- _The task_
Exactly retype the lines of the material from its first line to the line with "import plotly.graph_objects as go", including both.

## START

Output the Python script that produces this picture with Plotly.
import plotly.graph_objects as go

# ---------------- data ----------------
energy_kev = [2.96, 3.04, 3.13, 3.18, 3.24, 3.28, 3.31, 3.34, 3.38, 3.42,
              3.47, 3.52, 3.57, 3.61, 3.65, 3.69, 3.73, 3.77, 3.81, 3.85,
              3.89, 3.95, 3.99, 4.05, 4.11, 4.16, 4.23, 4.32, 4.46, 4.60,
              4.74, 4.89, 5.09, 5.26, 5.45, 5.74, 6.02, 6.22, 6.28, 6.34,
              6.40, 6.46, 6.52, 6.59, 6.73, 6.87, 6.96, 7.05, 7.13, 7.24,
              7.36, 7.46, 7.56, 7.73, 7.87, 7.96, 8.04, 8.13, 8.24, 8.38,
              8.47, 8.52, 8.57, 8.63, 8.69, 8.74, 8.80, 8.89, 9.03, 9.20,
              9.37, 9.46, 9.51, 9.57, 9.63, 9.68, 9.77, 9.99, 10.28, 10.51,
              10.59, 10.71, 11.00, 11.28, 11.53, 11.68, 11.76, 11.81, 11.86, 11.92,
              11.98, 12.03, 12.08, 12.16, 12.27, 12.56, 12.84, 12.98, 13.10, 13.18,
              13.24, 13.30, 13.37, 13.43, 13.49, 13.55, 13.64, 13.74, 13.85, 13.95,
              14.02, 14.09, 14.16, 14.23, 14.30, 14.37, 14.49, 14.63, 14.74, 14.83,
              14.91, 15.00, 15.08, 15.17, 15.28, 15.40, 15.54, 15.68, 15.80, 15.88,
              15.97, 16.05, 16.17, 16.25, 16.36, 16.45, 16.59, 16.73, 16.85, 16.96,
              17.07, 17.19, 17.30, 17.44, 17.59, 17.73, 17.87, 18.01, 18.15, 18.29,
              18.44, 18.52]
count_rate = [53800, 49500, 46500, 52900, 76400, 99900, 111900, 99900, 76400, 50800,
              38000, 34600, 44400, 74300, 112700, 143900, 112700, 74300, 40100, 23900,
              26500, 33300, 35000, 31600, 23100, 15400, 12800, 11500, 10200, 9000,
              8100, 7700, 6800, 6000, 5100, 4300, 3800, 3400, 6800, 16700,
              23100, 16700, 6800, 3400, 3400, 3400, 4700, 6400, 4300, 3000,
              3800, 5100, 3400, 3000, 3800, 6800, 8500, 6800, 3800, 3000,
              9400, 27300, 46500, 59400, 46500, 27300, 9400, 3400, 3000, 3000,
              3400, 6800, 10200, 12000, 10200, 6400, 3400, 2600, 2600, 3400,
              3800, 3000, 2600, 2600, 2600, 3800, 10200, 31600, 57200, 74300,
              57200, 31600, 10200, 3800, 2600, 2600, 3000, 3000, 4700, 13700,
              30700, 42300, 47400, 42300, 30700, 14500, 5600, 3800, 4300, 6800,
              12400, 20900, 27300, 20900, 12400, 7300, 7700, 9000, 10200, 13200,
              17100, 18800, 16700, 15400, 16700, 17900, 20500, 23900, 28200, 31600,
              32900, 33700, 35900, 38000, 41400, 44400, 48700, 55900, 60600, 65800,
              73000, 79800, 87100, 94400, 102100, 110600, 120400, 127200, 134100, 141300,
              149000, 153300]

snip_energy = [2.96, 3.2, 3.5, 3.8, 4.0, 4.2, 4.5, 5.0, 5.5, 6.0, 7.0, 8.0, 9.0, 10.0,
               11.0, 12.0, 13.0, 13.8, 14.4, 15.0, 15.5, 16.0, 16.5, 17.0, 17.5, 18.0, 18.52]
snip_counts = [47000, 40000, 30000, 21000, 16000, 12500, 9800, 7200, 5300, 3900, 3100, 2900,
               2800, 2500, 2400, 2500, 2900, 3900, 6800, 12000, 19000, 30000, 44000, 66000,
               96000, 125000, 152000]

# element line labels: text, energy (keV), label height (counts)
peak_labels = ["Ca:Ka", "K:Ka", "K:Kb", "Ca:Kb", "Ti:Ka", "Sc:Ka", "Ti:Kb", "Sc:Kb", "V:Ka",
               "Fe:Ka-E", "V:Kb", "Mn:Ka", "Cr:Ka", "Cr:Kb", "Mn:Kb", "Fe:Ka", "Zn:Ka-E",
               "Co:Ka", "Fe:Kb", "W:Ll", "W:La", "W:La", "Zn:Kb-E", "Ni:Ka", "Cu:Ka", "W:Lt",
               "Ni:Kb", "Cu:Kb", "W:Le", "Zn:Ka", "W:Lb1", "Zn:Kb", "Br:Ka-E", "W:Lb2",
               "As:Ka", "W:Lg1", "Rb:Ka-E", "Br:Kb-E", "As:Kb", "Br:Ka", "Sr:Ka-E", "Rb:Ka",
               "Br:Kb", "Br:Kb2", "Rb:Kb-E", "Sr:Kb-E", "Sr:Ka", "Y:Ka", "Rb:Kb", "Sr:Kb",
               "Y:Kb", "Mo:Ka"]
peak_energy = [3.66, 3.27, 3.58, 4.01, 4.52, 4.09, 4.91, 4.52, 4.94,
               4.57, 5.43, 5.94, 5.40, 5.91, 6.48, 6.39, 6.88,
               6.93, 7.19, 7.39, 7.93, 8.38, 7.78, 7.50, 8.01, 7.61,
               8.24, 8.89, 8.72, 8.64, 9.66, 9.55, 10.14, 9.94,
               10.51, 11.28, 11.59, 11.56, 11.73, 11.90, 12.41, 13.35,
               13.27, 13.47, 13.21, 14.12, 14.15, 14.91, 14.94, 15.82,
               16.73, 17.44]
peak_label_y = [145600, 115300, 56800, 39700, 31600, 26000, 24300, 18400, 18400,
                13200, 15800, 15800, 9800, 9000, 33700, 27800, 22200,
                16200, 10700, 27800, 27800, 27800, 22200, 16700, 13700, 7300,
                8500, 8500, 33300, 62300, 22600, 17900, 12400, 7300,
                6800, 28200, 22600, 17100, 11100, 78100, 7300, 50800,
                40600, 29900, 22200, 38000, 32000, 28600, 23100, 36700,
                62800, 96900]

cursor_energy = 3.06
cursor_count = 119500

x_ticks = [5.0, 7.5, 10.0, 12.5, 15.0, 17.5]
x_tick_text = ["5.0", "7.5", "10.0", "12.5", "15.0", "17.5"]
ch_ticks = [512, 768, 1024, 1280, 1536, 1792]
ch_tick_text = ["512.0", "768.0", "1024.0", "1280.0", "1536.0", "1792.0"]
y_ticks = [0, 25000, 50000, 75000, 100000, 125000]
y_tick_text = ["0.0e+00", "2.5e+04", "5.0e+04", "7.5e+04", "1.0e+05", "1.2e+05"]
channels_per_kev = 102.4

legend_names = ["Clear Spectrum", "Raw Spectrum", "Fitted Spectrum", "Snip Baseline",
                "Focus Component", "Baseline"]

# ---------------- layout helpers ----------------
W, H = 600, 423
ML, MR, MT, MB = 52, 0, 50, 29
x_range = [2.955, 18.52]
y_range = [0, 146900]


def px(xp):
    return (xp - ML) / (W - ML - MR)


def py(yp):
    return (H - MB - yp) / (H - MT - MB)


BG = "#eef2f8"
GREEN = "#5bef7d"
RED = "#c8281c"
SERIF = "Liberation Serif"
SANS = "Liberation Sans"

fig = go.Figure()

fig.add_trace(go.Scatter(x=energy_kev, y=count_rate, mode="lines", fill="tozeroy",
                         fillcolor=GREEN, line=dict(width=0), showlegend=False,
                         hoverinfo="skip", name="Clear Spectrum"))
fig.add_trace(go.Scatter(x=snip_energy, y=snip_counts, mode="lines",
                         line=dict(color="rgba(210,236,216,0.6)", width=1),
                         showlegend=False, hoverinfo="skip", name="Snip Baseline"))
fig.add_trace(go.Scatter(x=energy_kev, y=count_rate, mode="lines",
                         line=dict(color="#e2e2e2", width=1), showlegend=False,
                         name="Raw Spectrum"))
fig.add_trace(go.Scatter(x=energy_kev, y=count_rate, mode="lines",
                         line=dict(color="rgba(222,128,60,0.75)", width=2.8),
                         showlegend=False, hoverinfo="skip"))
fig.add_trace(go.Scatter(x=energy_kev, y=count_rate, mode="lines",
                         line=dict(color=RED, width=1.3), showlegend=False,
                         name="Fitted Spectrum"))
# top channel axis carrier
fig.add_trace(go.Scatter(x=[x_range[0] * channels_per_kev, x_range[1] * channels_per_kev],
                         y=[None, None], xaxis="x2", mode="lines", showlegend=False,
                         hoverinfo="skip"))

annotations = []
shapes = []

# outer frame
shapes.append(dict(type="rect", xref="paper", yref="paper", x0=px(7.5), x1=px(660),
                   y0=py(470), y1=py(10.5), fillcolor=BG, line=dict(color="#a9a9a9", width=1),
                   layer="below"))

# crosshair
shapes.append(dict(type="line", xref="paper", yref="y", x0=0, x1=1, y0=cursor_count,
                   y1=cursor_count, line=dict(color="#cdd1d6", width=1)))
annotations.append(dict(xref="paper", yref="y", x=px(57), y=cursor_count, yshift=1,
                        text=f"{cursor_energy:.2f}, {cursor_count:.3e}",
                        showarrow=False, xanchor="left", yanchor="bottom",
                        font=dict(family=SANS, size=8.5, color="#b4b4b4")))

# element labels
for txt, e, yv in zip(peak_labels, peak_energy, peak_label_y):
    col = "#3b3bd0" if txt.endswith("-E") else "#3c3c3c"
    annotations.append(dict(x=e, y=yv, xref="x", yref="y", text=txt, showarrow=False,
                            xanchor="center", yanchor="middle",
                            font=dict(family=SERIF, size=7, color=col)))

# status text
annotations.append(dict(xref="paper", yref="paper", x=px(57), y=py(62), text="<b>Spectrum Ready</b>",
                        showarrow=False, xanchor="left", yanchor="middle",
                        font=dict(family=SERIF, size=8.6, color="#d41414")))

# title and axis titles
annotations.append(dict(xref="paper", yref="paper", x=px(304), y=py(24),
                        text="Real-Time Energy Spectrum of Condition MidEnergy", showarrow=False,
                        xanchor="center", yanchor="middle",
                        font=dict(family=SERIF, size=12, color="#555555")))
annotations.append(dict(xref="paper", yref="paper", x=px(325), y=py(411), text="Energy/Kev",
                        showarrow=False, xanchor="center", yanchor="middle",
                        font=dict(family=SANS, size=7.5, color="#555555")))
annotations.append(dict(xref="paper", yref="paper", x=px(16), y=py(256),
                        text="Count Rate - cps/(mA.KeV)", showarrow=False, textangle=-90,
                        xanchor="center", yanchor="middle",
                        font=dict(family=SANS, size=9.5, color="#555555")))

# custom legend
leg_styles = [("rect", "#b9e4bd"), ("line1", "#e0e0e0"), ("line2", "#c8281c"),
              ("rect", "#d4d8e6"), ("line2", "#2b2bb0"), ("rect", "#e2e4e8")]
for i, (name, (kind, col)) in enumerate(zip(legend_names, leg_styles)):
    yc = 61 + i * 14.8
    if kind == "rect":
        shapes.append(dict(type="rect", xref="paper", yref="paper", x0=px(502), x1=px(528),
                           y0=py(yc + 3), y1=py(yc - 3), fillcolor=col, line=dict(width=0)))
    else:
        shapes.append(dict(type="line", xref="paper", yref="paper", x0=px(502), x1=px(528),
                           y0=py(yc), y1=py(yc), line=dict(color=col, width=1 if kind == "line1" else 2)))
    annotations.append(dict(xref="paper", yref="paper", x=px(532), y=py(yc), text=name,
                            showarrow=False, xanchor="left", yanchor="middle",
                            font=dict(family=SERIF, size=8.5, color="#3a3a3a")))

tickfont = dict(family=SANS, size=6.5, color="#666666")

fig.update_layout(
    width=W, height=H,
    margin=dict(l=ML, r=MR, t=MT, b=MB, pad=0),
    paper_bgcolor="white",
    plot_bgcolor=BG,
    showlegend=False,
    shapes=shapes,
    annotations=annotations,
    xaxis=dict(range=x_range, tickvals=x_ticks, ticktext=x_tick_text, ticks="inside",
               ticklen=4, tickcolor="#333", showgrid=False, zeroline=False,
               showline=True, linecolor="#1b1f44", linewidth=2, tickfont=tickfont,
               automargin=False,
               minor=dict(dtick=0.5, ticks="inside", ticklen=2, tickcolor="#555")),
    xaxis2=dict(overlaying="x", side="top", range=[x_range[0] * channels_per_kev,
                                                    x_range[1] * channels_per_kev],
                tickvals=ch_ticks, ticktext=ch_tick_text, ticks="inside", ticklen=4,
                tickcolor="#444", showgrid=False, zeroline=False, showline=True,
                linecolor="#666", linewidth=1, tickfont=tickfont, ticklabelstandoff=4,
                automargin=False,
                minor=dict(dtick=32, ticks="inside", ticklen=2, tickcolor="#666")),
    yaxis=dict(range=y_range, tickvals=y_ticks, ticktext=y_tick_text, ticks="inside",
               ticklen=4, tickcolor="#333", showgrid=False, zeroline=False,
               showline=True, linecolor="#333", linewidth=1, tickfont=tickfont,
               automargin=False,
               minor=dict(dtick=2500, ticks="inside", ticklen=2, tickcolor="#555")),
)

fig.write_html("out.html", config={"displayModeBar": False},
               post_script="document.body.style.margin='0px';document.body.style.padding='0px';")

## END

- _Response_
Output the Python script that produces this picture with Plotly.
import plotly.graph_objects as go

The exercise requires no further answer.